Transcribe all of the material exactly, except for its pictures.

/---

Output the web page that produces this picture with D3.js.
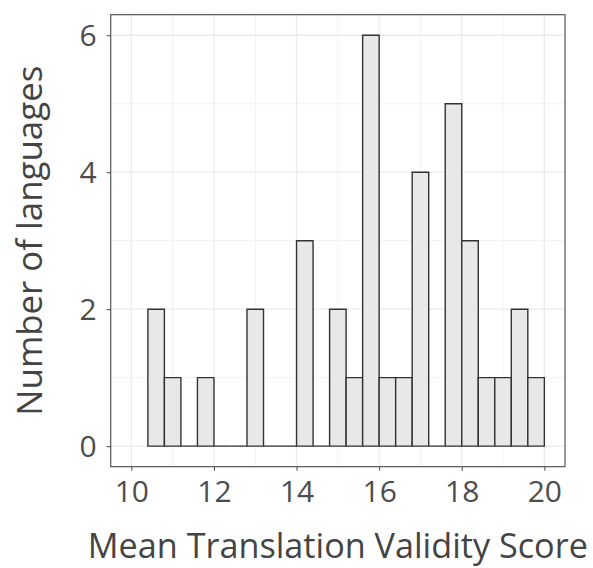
<!DOCTYPE html>
<html>
<head>
<meta charset="utf-8">
<script src="https://cdn.jsdelivr.net/npm/d3@7"></script>
<style>
  body { margin: 0; background: #fff; }
  text { font-family: "Open Sans", sans-serif; }
</style>
</head>
<body>
<div id="chart-area"></div>
<script>
// histogram bins (left edge, width 0.4) and counts
var binStarts = [10.4, 10.8, 11.2, 11.6, 12.0, 12.4, 12.8, 13.2, 13.6, 14.0, 14.4, 14.8,
                 15.2, 15.6, 16.0, 16.4, 16.8, 17.2, 17.6, 18.0, 18.4, 18.8, 19.2, 19.6]
var binCounts = [2, 1, 0, 1, 0, 0, 2, 0, 0, 3, 0, 2,
                 1, 6, 1, 1, 4, 0, 5, 3, 1, 1, 2, 1]
var binWidth = 0.4
var xTicks = [10, 12, 14, 16, 18, 20]
var xMinor = [11, 13, 15, 17, 19]
var yTicks = [0, 2, 4, 6]
var yMinor = [1, 3, 5]
var xTitle = "Mean Translation Validity Score"
var yTitle = "Number of languages"

var width = 593, height = 568
var panel = {left: 110.7, right: 565, top: 14.7, bottom: 466.7}

var svg = d3.select("#chart-area").append("svg")
    .attr("width", width)
    .attr("height", height)

var x = d3.scaleLinear().domain([9.5, 20.5]).range([panel.left, panel.right])
var y = d3.scaleLinear().domain([-0.3, 6.3]).range([panel.bottom, panel.top])

var grid = svg.append("g")

// minor grid
grid.selectAll(".xminor").data(xMinor).enter().append("line")
    .attr("x1", d => x(d)).attr("x2", d => x(d))
    .attr("y1", panel.top).attr("y2", panel.bottom)
    .attr("stroke", "#f2f2f2").attr("stroke-width", 1)
grid.selectAll(".yminor").data(yMinor).enter().append("line")
    .attr("y1", d => y(d)).attr("y2", d => y(d))
    .attr("x1", panel.left).attr("x2", panel.right)
    .attr("stroke", "#f2f2f2").attr("stroke-width", 1)
// major grid
grid.selectAll(".xmajor").data(xTicks).enter().append("line")
    .attr("x1", d => x(d)).attr("x2", d => x(d))
    .attr("y1", panel.top).attr("y2", panel.bottom)
    .attr("stroke", "#ebebeb").attr("stroke-width", 1.3)
grid.selectAll(".ymajor").data(yTicks).enter().append("line")
    .attr("y1", d => y(d)).attr("y2", d => y(d))
    .attr("x1", panel.left).attr("x2", panel.right)
    .attr("stroke", "#ebebeb").attr("stroke-width", 1.3)

// bars as closed paths so that empty bins still show a flat line
svg.append("g").selectAll("path")
    .data(binStarts)
    .enter().append("path")
    .attr("d", function(d, i) {
        var x0 = x(d), x1 = x(d + binWidth),
            y0 = y(0), y1 = y(binCounts[i])
        return "M" + x0 + "," + y0 + "L" + x0 + "," + y1 +
               "L" + x1 + "," + y1 + "L" + x1 + "," + y0 + "Z"
    })
    .attr("fill", "#e8e8e9")
    .attr("stroke", "#333333")
    .attr("stroke-width", 1.4)

// panel border
svg.append("rect")
    .attr("x", panel.left).attr("y", panel.top)
    .attr("width", panel.right - panel.left)
    .attr("height", panel.bottom - panel.top)
    .attr("fill", "none")
    .attr("stroke", "#555555")
    .attr("stroke-width", 1.2)

// axes
var xAxis = d3.axisBottom(x).tickValues(xTicks).tickSize(4).tickFormat(d3.format("d"))
var gx = svg.append("g")
    .attr("transform", "translate(0," + panel.bottom + ")")
    .call(xAxis)
gx.select(".domain").remove()
gx.selectAll(".tick line").attr("stroke", "#444")
gx.selectAll(".tick text")
    .attr("fill", "#4d4d4d")
    .style("font-size", "30px")
    .attr("dy", null)
    .attr("y", 35.5)

var yAxis = d3.axisLeft(y).tickValues(yTicks).tickSize(4).tickPadding(10).tickFormat(d3.format("d"))
var gy = svg.append("g")
    .attr("transform", "translate(" + panel.left + ",0)")
    .call(yAxis)
gy.select(".domain").remove()
gy.selectAll(".tick line").attr("stroke", "#444")
gy.selectAll(".tick text")
    .attr("fill", "#4d4d4d")
    .style("font-size", "30px")
    .attr("dy", null)
    .attr("y", 10.5)

// titles, squeezed to span the same length as the original
var xt = svg.append("text")
    .attr("x", (panel.left + panel.right) / 2)
    .attr("y", 558)
    .attr("text-anchor", "middle")
    .attr("fill", "#444444")
    .style("font-size", "34px")
    .attr("textLength", 500)
    .attr("lengthAdjust", "spacingAndGlyphs")
    .text(xTitle)

var yt = svg.append("text")
    .attr("transform", "translate(41.5," + ((panel.top + panel.bottom) / 2) + ") rotate(-90)")
    .attr("text-anchor", "middle")
    .attr("fill", "#444444")
    .style("font-size", "34px")
    .attr("textLength", 350)
    .attr("lengthAdjust", "spacingAndGlyphs")
    .text(yTitle)
</script>
</body>
</html>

\---

**Exercise response:**
Output the web page that produces this picture with D3.js.
<!DOCTYPE html>
<html>
<head>
<meta charset="utf-8">
<script src="https://cdn.jsdelivr.net/npm/d3@7"></script>
<style>
  body { margin: 0; background: #fff; }
  text { font-family: "Open Sans", sans-serif; }
</style>
</head>
<body>
<div id="chart-area"></div>
<script>
// histogram bins (left edge, width 0.4) and counts
var binStarts = [10.4, 10.8, 11.2, 11.6, 12.0, 12.4, 12.8, 13.2, 13.6, 14.0, 14.4, 14.8,
                 15.2, 15.6, 16.0, 16.4, 16.8, 17.2, 17.6, 18.0, 18.4, 18.8, 19.2, 19.6]
var binCounts = [2, 1, 0, 1, 0, 0, 2, 0, 0, 3, 0, 2,
                 1, 6, 1, 1, 4, 0, 5, 3, 1, 1, 2, 1]
var binWidth = 0.4
var xTicks = [10, 12, 14, 16, 18, 20]
var xMinor = [11, 13, 15, 17, 19]
var yTicks = [0, 2, 4, 6]
var yMinor = [1, 3, 5]
var xTitle = "Mean Translation Validity Score"
var yTitle = "Number of languages"

var width = 593, height = 568
var panel = {left: 110.7, right: 565, top: 14.7, bottom: 466.7}

var svg = d3.select("#chart-area").append("svg")
    .attr("width", width)
    .attr("height", height)

var x = d3.scaleLinear().domain([9.5, 20.5]).range([panel.left, panel.right])
var y = d3.scaleLinear().domain([-0.3, 6.3]).range([panel.bottom, panel.top])

var grid = svg.append("g")

// minor grid
grid.selectAll(".xminor").data(xMinor).enter().append("line")
    .attr("x1", d => x(d)).attr("x2", d => x(d))
    .attr("y1", panel.top).attr("y2", panel.bottom)
    .attr("stroke", "#f2f2f2").attr("stroke-width", 1)
grid.selectAll(".yminor").data(yMinor).enter().append("line")
    .attr("y1", d => y(d)).attr("y2", d => y(d))
    .attr("x1", panel.left).attr("x2", panel.right)
    .attr("stroke", "#f2f2f2").attr("stroke-width", 1)
// major grid
grid.selectAll(".xmajor").data(xTicks).enter().append("line")
    .attr("x1", d => x(d)).attr("x2", d => x(d))
    .attr("y1", panel.top).attr("y2", panel.bottom)
    .attr("stroke", "#ebebeb").attr("stroke-width", 1.3)
grid.selectAll(".ymajor").data(yTicks).enter().append("line")
    .attr("y1", d => y(d)).attr("y2", d => y(d))
    .attr("x1", panel.left).attr("x2", panel.right)
    .attr("stroke", "#ebebeb").attr("stroke-width", 1.3)

// bars as closed paths so that empty bins still show a flat line
svg.append("g").selectAll("path")
    .data(binStarts)
    .enter().append("path")
    .attr("d", function(d, i) {
        var x0 = x(d), x1 = x(d + binWidth),
            y0 = y(0), y1 = y(binCounts[i])
        return "M" + x0 + "," + y0 + "L" + x0 + "," + y1 +
               "L" + x1 + "," + y1 + "L" + x1 + "," + y0 + "Z"
    })
    .attr("fill", "#e8e8e9")
    .attr("stroke", "#333333")
    .attr("stroke-width", 1.4)

// panel border
svg.append("rect")
    .attr("x", panel.left).attr("y", panel.top)
    .attr("width", panel.right - panel.left)
    .attr("height", panel.bottom - panel.top)
    .attr("fill", "none")
    .attr("stroke", "#555555")
    .attr("stroke-width", 1.2)

// axes
var xAxis = d3.axisBottom(x).tickValues(xTicks).tickSize(4).tickFormat(d3.format("d"))
var gx = svg.append("g")
    .attr("transform", "translate(0," + panel.bottom + ")")
    .call(xAxis)
gx.select(".domain").remove()
gx.selectAll(".tick line").attr("stroke", "#444")
gx.selectAll(".tick text")
    .attr("fill", "#4d4d4d")
    .style("font-size", "30px")
    .attr("dy", null)
    .attr("y", 35.5)

var yAxis = d3.axisLeft(y).tickValues(yTicks).tickSize(4).tickPadding(10).tickFormat(d3.format("d"))
var gy = svg.append("g")
    .attr("transform", "translate(" + panel.left + ",0)")
    .call(yAxis)
gy.select(".domain").remove()
gy.selectAll(".tick line").attr("stroke", "#444")
gy.selectAll(".tick text")
    .attr("fill", "#4d4d4d")
    .style("font-size", "30px")
    .attr("dy", null)
    .attr("y", 10.5)

// titles, squeezed to span the same length as the original
var xt = svg.append("text")
    .attr("x", (panel.left + panel.right) / 2)
    .attr("y", 558)
    .attr("text-anchor", "middle")
    .attr("fill", "#444444")
    .style("font-size", "34px")
    .attr("textLength", 500)
    .attr("lengthAdjust", "spacingAndGlyphs")
    .text(xTitle)

var yt = svg.append("text")
    .attr("transform", "translate(41.5," + ((panel.top + panel.bottom) / 2) + ") rotate(-90)")
    .attr("text-anchor", "middle")
    .attr("fill", "#444444")
    .style("font-size", "34px")
    .attr("textLength", 350)
    .attr("lengthAdjust", "spacingAndGlyphs")
    .text(yTitle)
</script>
</body>
</html>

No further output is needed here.